Из Парижа, словно мыши на сыр, потянулись высокопоставленные особы. Они прослышали, что деревенский священник нашел клад катаров или тамплиеров со Святым Граалем, хранящем кровь Господа Иисуса Христа. Говорили, что благословение святого отца исцеляет от многих недугов.
Слухи множились:
— Господь помогает своему избранному пастырю. Дает богатство…
— Он служит в церкви Марии Магдалины. И все в деревне связано с её именем. Вот Господь и не оставляет его любовью.
— Мария была близка к Господу нашему.
— Насколько близкой?
— Да уж куда ближе! Короли наши древние, Меровинги, известно, что Божьего рода. Значит, были потомки у Иисуса Христа.
— Вот как дело-то повернулось. Видать, возлюбил Господь Францию, что своих детей поставил на царство.
— Святая Мария со святыми чадами приплыла, спасаясь от иудеев, в нашу благословенную страну. Она и похоронена в Провансе.
— Говорят, благочестивый отец нашел не только золото, но и Святой Грааль — чашу с кровью Христа, дарующую жизнь вечную. Посмотрите на Беранже, как помолодел… Да и Мари его, прости господи.
— Слышали, старуха Изабель после мессы исцелилась.
— Чем недужила?
— Да всем. А тут сразу бодрая такая.
— Чудо!
Барон сам не заметил, как увлёкся игрой. Он уже легко воспринимал себя в двух ипостасях. Однако всё заканчивается.
Прошло восемнадцать лет. Весной 1914 года Асмодей с Белой дамой вновь появились у него в гостях.
Первым явился демон.
Он выглядел совсем иначе без кожаной экипировки с металлическими заклёпками. Теперь его мохнатое тело было упаковано в чёрный фрачный костюм. Но из-под элегантной бабочки назойливо лезли клочья шерсти, отчего казалось, что костюм надет прямо на шубу.
— Как дела, амигос? Всё пучком? — приветствовал его барон. Находясь в теле Соньера, он изрядно поднаторел в языке будущего.
— Эстетика рэпа вульгарна, — ответил демон. — Отрицание искусства в форме копирования собственного убожества. Предпочитаю музыку, раскрывающую мир через увеличительное стекло тонких психологических рефлексий. Мне по вкусу импрессионизм Малера, Дебюсси, Равеля, Стравинского. Сам пишу сочинения, чувствую в сознании столько ассоциативных параллелей. Шум французского моря вызывает мысли о российских крестьянах.
— Почему?
— Они идут в белых рубахах по утреннему лугу и ритмично машут косами.
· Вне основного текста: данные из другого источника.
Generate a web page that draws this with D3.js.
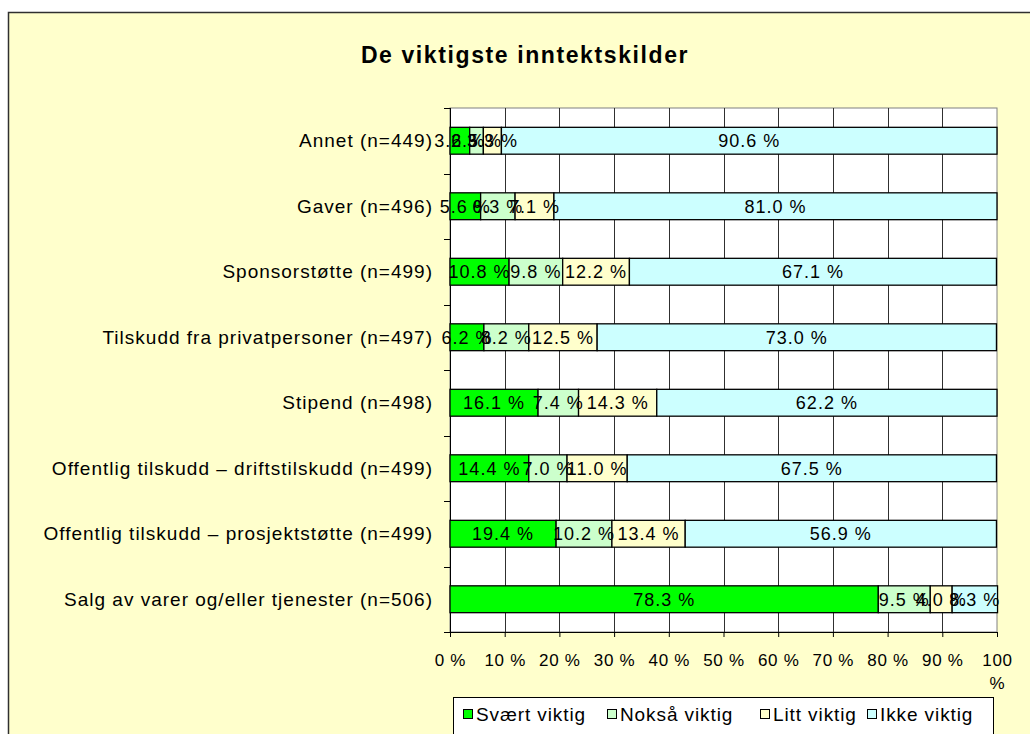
<!DOCTYPE html>
<html>
<head>
<meta charset="utf-8">
<script src="https://cdn.jsdelivr.net/npm/d3@7"></script>
<style>
  html, body { margin: 0; padding: 0; background: #ffffff; }
  svg { display: block; font-family: "Liberation Sans", Arial, sans-serif; }
</style>
</head>
<body>
<svg id="chart" width="1030" height="734"></svg>
<script>
const categories = [
  "Annet (n=449)",
  "Gaver (n=496)",
  "Sponsorstøtte (n=499)",
  "Tilskudd fra privatpersoner (n=497)",
  "Stipend (n=498)",
  "Offentlig tilskudd \u2013 driftstilskudd (n=499)",
  "Offentlig tilskudd \u2013 prosjektstøtte (n=499)",
  "Salg av varer og/eller tjenester (n=506)"
];
const seriesNames = ["Svært viktig", "Nokså viktig", "Litt viktig", "Ikke viktig"];
const svaertViktig = [3.6, 5.6, 10.8, 6.2, 16.1, 14.4, 19.4, 78.3];
const noksaViktig  = [2.5, 6.3, 9.8, 8.2, 7.4, 7.0, 10.2, 9.5];
const littViktig   = [3.3, 7.1, 12.2, 12.5, 14.3, 11.0, 13.4, 4.0];
const ikkeViktig   = [90.6, 81.0, 67.1, 73.0, 62.2, 67.5, 56.9, 8.3];
const seriesColors = ["#00ff00", "#ccffcc", "#ffffcc", "#ccffff"];
const tickValues = [0, 10, 20, 30, 40, 50, 60, 70, 80, 90, 100];
const titleText = "De viktigste inntektskilder";

const seriesValues = [svaertViktig, noksaViktig, littViktig, ikkeViktig];
const rows = categories.map((c, i) => {
  const r = { category: c };
  seriesNames.forEach((s, j) => r[s] = seriesValues[j][i]);
  return r;
});
const stacked = d3.stack().keys(seriesNames)(rows);

const svg = d3.select("#chart");
const W = 1030, H = 734;
const plot = { left: 450, right: 997, top: 108, bottom: 632 };

// background + outer frame
svg.append("rect").attr("x", 0).attr("y", 0).attr("width", W).attr("height", H).attr("fill", "#ffffff");
svg.append("rect").attr("x", 8.5).attr("y", 12.5).attr("width", W + 20).attr("height", H + 20)
  .attr("fill", "#ffffcc").attr("stroke", "#303030").attr("stroke-width", 1.5);

// title
svg.append("text").attr("x", 525).attr("y", 63).attr("text-anchor", "middle")
  .attr("font-size", 23).attr("font-weight", "bold").attr("letter-spacing", 1.6)
  .attr("fill", "#000").text(titleText);

const x = d3.scaleLinear().domain([0, 100]).range([plot.left, plot.right]);
const y = d3.scaleBand().domain(categories).range([plot.top, plot.bottom]).paddingInner(0.59).paddingOuter(0.295);

// plot area
svg.append("rect").attr("x", plot.left).attr("y", plot.top)
  .attr("width", plot.right - plot.left).attr("height", plot.bottom - plot.top)
  .attr("fill", "#ffffff").attr("stroke", "#808080").attr("stroke-width", 1);

// vertical gridlines
svg.append("g").selectAll("line").data(tickValues.slice(1, -1)).join("line")
  .attr("x1", d => Math.round(x(d)) + 0.5).attr("x2", d => Math.round(x(d)) + 0.5)
  .attr("y1", plot.top).attr("y2", plot.bottom)
  .attr("stroke", "#303030").attr("stroke-width", 1);

// bottom axis
const xAxis = d3.axisBottom(x).tickValues(tickValues).tickSize(5).tickFormat(d => d + " %");
const gx = svg.append("g").attr("transform", `translate(0,${plot.bottom})`).call(xAxis);
gx.select(".domain").attr("stroke", "#000");
gx.selectAll(".tick line").attr("stroke", "#000");
gx.selectAll(".tick text").attr("font-size", 17).attr("letter-spacing", 0.7).attr("fill", "#000")
  .attr("font-family", "Liberation Sans, Arial, sans-serif").attr("y", 0).attr("dy", null)
  .each(function(d) {
    const t = d3.select(this);
    t.text(null);
    if (d === 100) {
      t.append("tspan").attr("x", 0).attr("y", 34).text("100");
      t.append("tspan").attr("x", 0).attr("y", 57).text("%");
    } else {
      t.append("tspan").attr("x", 0).attr("y", 34).text(d + " %");
    }
  });

// left axis
const yBounds = d3.range(categories.length + 1).map(i => plot.top + i * (plot.bottom - plot.top) / categories.length);
svg.append("line").attr("x1", plot.left + 0.5).attr("x2", plot.left + 0.5)
  .attr("y1", plot.top).attr("y2", plot.bottom).attr("stroke", "#000");
svg.append("g").selectAll("line").data(yBounds).join("line")
  .attr("x1", plot.left - 6).attr("x2", plot.left)
  .attr("y1", d => Math.round(d) + 0.5).attr("y2", d => Math.round(d) + 0.5)
  .attr("stroke", "#000");

// category labels
svg.append("g").selectAll("text").data(categories).join("text")
  .attr("x", 433).attr("y", d => y(d) + y.bandwidth() / 2)
  .attr("dy", "0.35em").attr("text-anchor", "end")
  .attr("font-size", 19).attr("letter-spacing", 1).attr("fill", "#000").text(d => d);

// bars
const layers = svg.append("g").selectAll("g").data(stacked).join("g")
  .attr("fill", (d, i) => seriesColors[i]);
layers.selectAll("rect").data(d => d).join("rect")
  .attr("x", d => x(d[0])).attr("width", d => x(d[1]) - x(d[0]))
  .attr("y", d => y(d.data.category)).attr("height", y.bandwidth())
  .attr("stroke", "#000").attr("stroke-width", 1.3);

// value labels
const labelG = svg.append("g");
stacked.forEach((layer, i) => {
  labelG.selectAll(null).data(layer).join("text")
    .attr("x", d => (x(d[0]) + x(d[1])) / 2)
    .attr("y", d => y(d.data.category) + y.bandwidth() / 2)
    .attr("dy", "0.35em").attr("text-anchor", "middle")
    .attr("font-size", 18).attr("letter-spacing", 1).attr("fill", "#000")
    .text(d => (d[1] - d[0]).toFixed(1) + " %");
});

// legend
const legend = svg.append("g");
legend.append("rect").attr("x", 453.5).attr("y", 697.5).attr("width", 540).attr("height", 50)
  .attr("fill", "#ffffff").attr("stroke", "#000").attr("stroke-width", 1);
const legendX = [463, 607, 760, 867];
seriesNames.forEach((s, i) => {
  legend.append("rect").attr("x", legendX[i] + 0.5).attr("y", 709.5).attr("width", 9).attr("height", 9)
    .attr("fill", seriesColors[i]).attr("stroke", "#000").attr("stroke-width", 1);
  legend.append("text").attr("x", legendX[i] + 13).attr("y", 714).attr("dy", "0.35em")
    .attr("font-size", 19).attr("letter-spacing", 0.9).attr("fill", "#000").text(s);
});
</script>
</body>
</html>
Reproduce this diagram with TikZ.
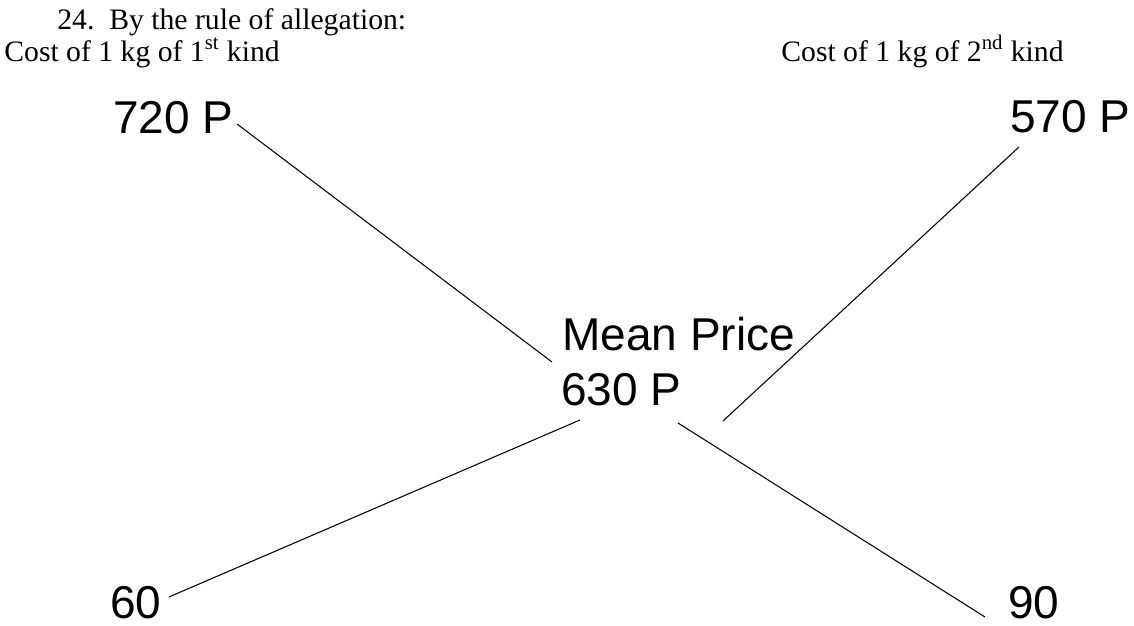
\documentclass[tikz,border=0pt]{standalone}
\usepackage{fontspec}
\setmainfont{Liberation Serif}
\newfontfamily\pricefont{Liberation Sans}
\usepackage{tikz}

\begin{document}
\begin{tikzpicture}[
    x=0.02cm, y=-0.02cm,
    note/.style={anchor=base west, inner sep=0pt, font=\fontsize{16.9}{20}\selectfont},
    price/.style={anchor=base west, inner sep=0pt, font=\pricefont\fontsize{26.2}{30}\selectfont},
    leg/.style={line width=0.6pt}
]
    \useasboundingbox (0,0) rectangle (1134,626);

    % Heading
    \node[note] (title) at (57,29) {24.\ \ By the rule of allegation:};
    \node[note] (kindA) at (4,61) {Cost of 1 kg of 1\textsuperscript{st} kind};
    \node[note] (kindB) at (781,61) {Cost of 1 kg of 2\textsuperscript{nd} kind};

    % Prices
    \node[price] (p720) at (113,133) {720 P};
    \node[price] (p570) at (1010,132) {570 P};
    \node[price] (mean) at (562,350) {Mean Price};
    \node[price] (p630) at (561,405) {630 P};

    % Differences
    \node[price] (p60) at (110,618) {60};
    \node[price] (p90) at (1008,618) {90};

    % Ends of the cross near the mean
    \coordinate (mA) at (552,362);
    \coordinate (mB) at (723,421);
    \coordinate (mC) at (580,420);
    \coordinate (mD) at (678,423);

    % Cross
    \draw[leg] ([shift={(3,-9)}]p720.base east) -- (mA);
    \draw[leg] ([shift={(9,15)}]p570.base west) -- (mB);
    \draw[leg] (mC) -- ([shift={(7,-21)}]p60.base east);
    \draw[leg] (mD) -- ([shift={(-23,-1)}]p90.base west);
\end{tikzpicture}
\end{document}
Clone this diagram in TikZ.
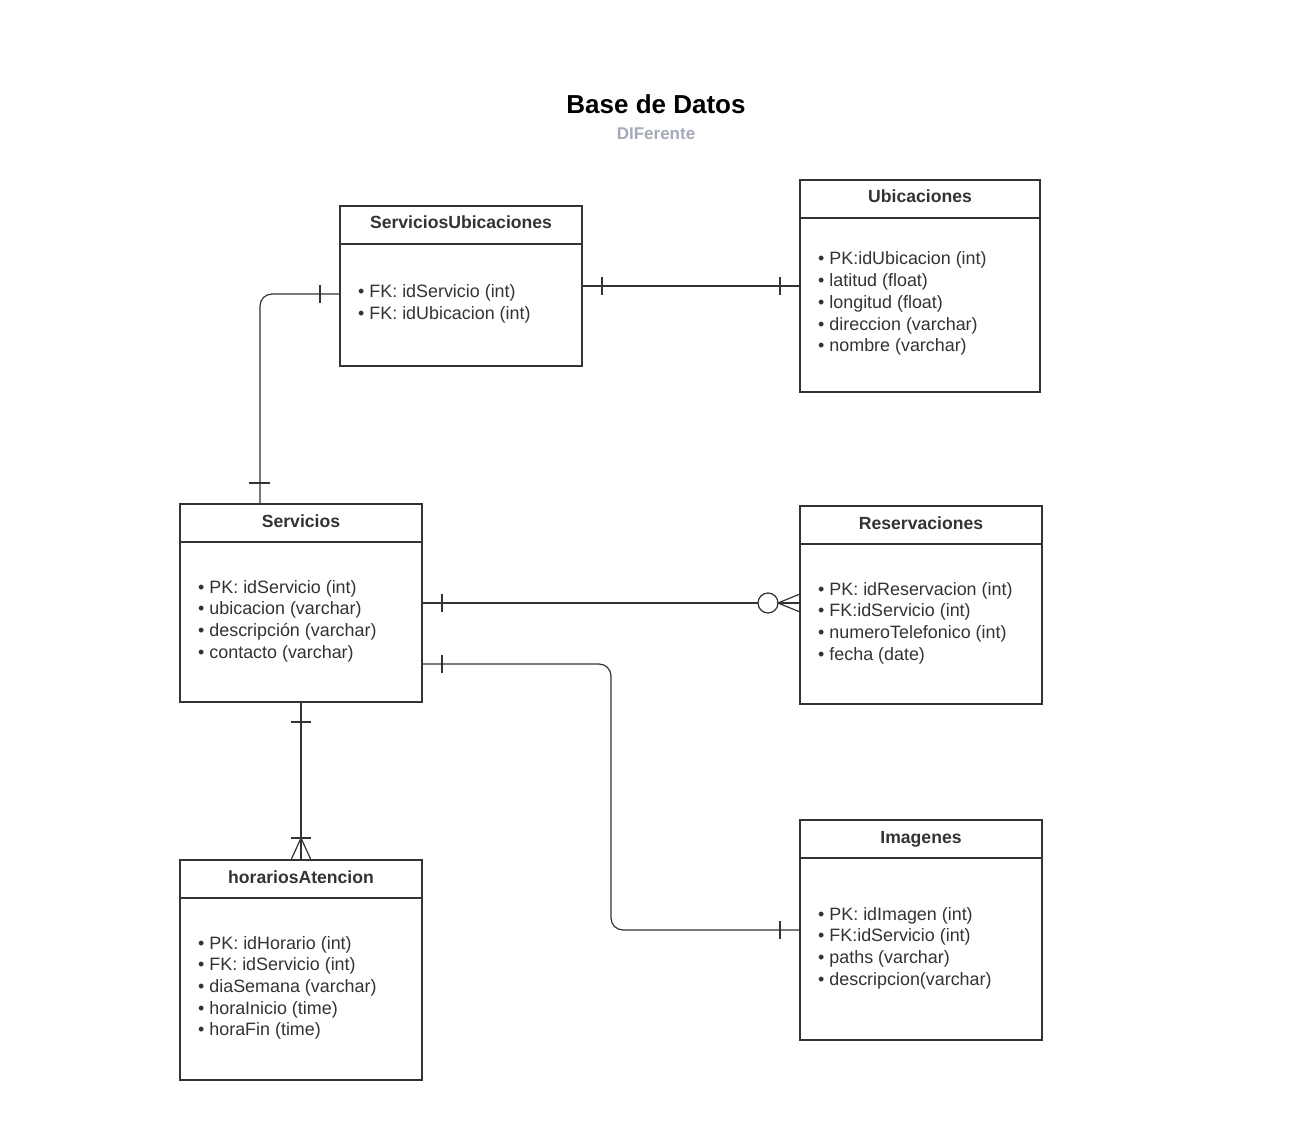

Шу… шу… шу… Это причитает бас-гобой. Трава ложится волнами, прощально плача жемчужинками росы. Жаворонки мечутся над покинутыми гнёздами, как нежные скрипки. Птицы щебечут, кузнечики стрекочут. Где-то у реки напевает девушка. На её бело-розовое тело слетаются комары. Жи... жи... жи… Это виолончели. Вот она — живая музыка.
Неожиданно появилась Белая дама. Она была в стильном английском военном костюме, кажется, в чине полковника. Держалась неестественно прямо, щеголяя военной выправкой.